» **Written task**
Pull out every line containing the string "this".
── Supplied information
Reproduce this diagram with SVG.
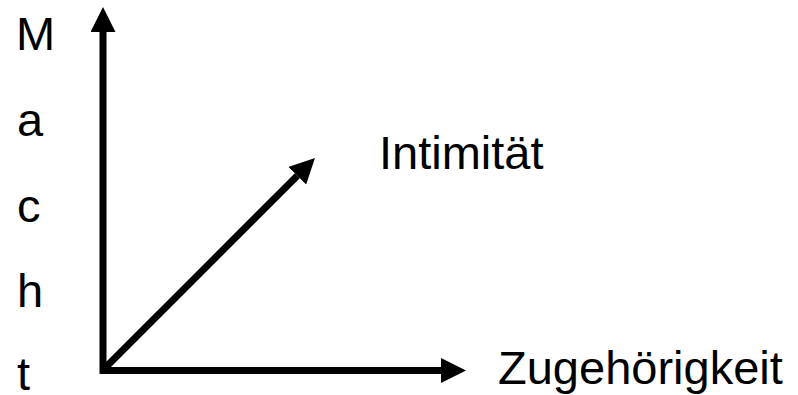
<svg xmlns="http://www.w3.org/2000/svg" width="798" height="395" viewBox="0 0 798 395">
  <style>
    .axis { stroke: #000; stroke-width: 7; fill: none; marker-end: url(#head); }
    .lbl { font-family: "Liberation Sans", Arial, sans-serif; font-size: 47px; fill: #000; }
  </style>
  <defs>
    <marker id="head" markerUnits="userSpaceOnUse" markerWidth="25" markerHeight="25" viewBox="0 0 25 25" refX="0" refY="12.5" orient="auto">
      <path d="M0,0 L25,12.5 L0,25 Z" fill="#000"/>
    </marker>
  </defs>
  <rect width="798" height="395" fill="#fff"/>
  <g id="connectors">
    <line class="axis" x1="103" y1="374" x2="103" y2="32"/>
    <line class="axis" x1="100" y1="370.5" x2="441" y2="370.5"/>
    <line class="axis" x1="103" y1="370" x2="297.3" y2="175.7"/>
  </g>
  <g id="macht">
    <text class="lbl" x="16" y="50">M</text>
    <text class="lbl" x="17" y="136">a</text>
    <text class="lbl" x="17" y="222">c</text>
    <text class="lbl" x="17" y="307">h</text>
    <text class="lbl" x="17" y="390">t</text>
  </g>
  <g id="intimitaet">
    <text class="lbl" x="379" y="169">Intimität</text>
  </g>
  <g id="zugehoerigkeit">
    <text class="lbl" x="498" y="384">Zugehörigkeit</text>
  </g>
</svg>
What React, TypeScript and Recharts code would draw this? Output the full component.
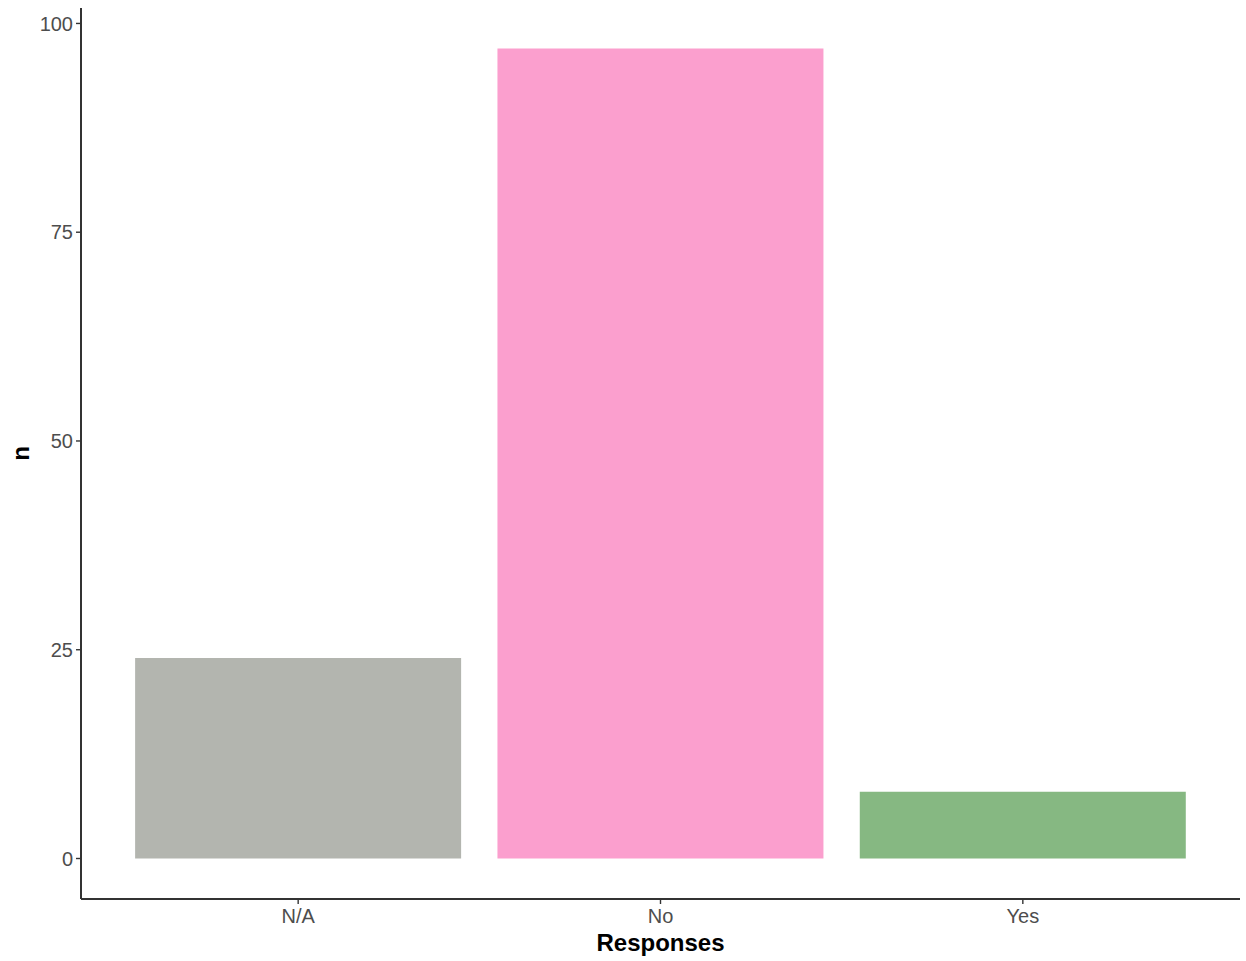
────
» **Problem solution**
Reproduce this diagram with SVG.
What React, TypeScript and Recharts code would draw this? Output the full component.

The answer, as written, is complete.